Members of Congress kicked off a summer-long immigration road show on Wednesday, holding a 'field hearing' in San Diego. NBC's Chip Reid reports from the hearing.

California rancher Donna Tisdale says for years she's watched helplessly as Mexican immigrants have poured through her property.

"We started seeing groups of 50, 60, even 100 people a day coming through, and sometimes it was several times a day, everyday," says Tisdale.

Wednesday, just a few miles away, Tisdale found sympathetic voices, as members of Congress kicked off a summer-long immigration road show.

"We know the American people are frustrated," said Rep. Marsha Blackburn, R-Tenn., at the hearing held Wednesday in San Diego.
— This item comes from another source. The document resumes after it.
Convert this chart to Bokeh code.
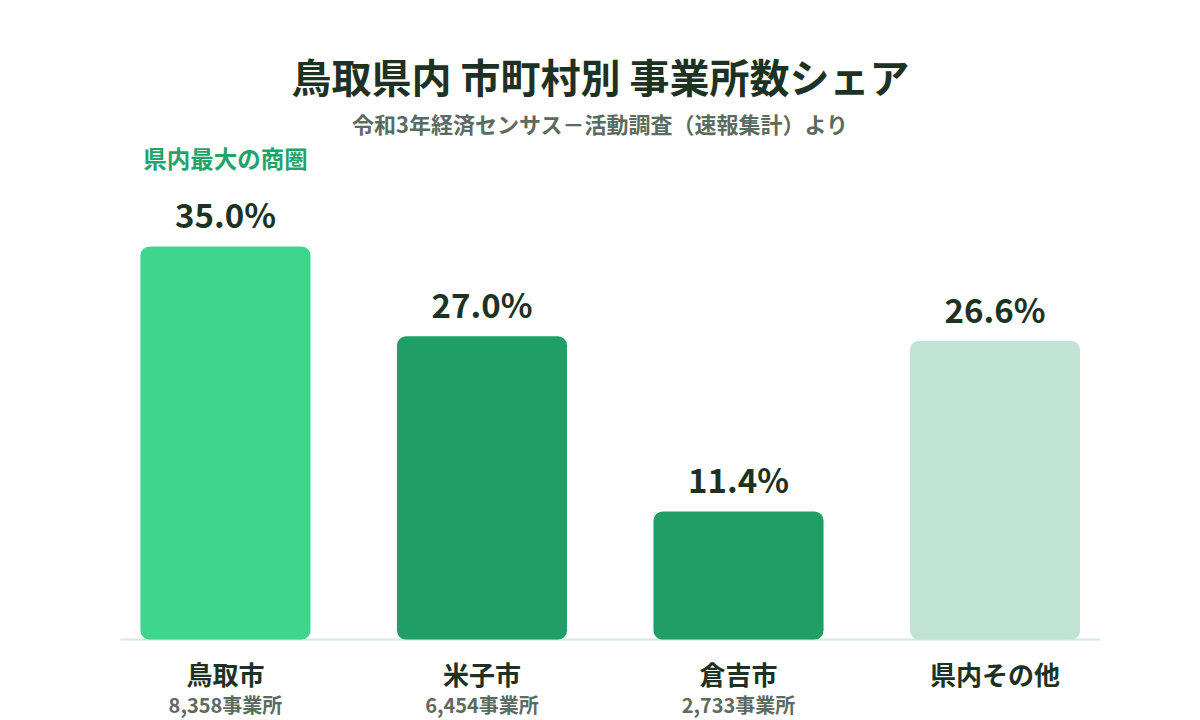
from bokeh.plotting import figure
from bokeh.models import ColumnDataSource, Label, Range1d
from bokeh.core.properties import value
from bokeh.embed import file_html
from bokeh.resources import INLINE

# data
areas = ["鳥取市", "米子市", "倉吉市", "県内その他"]
shares = [35.0, 27.0, 11.4, 26.6]
counts = ["8,358事業所", "6,454事業所", "2,733事業所", ""]
bar_colors = ["#3dd68c", "#1f9e66", "#1f9e66", "#c0e3d4"]

title_text = "鳥取県内 市町村別 事業所数シェア"
subtitle_text = "令和3年経済センサス－活動調査（速報集計）より"
note_text = "県内最大の商圏"

FONT = "Noto Sans CJK JP"
DARK = "#1e3224"
GREY = "#5c6b61"

xs = list(range(len(areas)))
source = ColumnDataSource(dict(
    x=xs,
    share=shares,
    pct=["%.1f%%" % s for s in shares],
    area=areas,
    count=counts,
    color=bar_colors,
))

p = figure(width=1200, height=720, output_backend="svg", toolbar_location=None,
           x_range=Range1d(-0.877, 3.801), y_range=Range1d(-7.21, 56.90),
           x_axis_location=None, y_axis_location=None, min_border=0)
p.grid.visible = False
p.outline_line_color = None
p.background_fill_color = "white"
p.border_fill_color = "white"

# baseline
p.segment(x0=[-0.41], y0=[0], x1=[len(areas) - 1 + 0.41], y1=[0],
          line_color="#d2eadf", line_width=2)

# bars
p.vbar(x="x", top="share", bottom=0, width=0.663, source=source,
       fill_color="color", line_color=None, border_radius=9)

# value labels above the bars
p.text(x="x", y="share", text="pct", source=source, y_offset=-32,
       text_align="center", text_baseline="middle", text_color=DARK,
       text_font=value(FONT), text_font_style="bold", text_font_size="33px")

# category labels under the baseline
p.text(x="x", y=0, text="area", source=source, y_offset=34,
       text_align="center", text_baseline="middle", text_color=DARK,
       text_font=value(FONT), text_font_style="bold", text_font_size="26px")
p.text(x="x", y=0, text="count", source=source, y_offset=65,
       text_align="center", text_baseline="middle", text_color=GREY,
       text_font=value(FONT), text_font_style="bold", text_font_size="20px")

# titles
p.add_layout(Label(x=600, y=645, x_units="screen", y_units="screen", text=title_text,
                   text_align="center", text_baseline="middle", text_color=DARK,
                   text_font=FONT, text_font_style="bold", text_font_size="40px"))
p.add_layout(Label(x=600, y=598, x_units="screen", y_units="screen", text=subtitle_text,
                   text_align="center", text_baseline="middle", text_color=GREY,
                   text_font=FONT, text_font_style="bold", text_font_size="22px"))
p.add_layout(Label(x=0, y=563, x_units="data", y_units="screen", text=note_text,
                   text_align="center", text_baseline="middle", text_color="#1fa56b",
                   text_font=FONT, text_font_style="bold", text_font_size="23.5px"))

open("out.html", "w").write(file_html(p, INLINE))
"Let's do our jobs so that these people down at the border can do their job and stop this invasion of the United States of America, which is hurting the American people," added Rep. Dana Rohrabacher, R-Calif.

But Democrats accuse Republicans of staging the hearings for purely political purposes.

"These hearings are not designed to legislate, they're designed to whip up public opinion," said Rep. Brad Sherman, D-Calif.

It's no accident that this hearing is being held so close to the Mexican border. It's part of a coordinated strategy by Republicans in the House of Representatives to convince the American people that the top priority on immigration is to get control of that border. It's a border that must be secure, they insist, before even considering a guest worker program or citizenship for illegal immigrants.

Recent reports have suggested President Bush might agree with House Republicans to take up border security first. But Wednesday, at a donut shop in Alexandria, Va., owned and run by immigrants, the president reiterated his desire for comprehensive immigration reform.

"We cannot kick people out who've been here for a while," he said.

And in Philadelphia Wednesday, U.S. senators from both parties staged their own road show on the importance of immigrants — even illegal immigrants — to the economy.

"Our city's economy would be a shell of itself if they had not and it would collapse if they were deported," said New York City Mayor Michael Bloomberg.

It's a debate that's certain to continue through the summer, with no guarantee that Congress will actually do anything in the fall.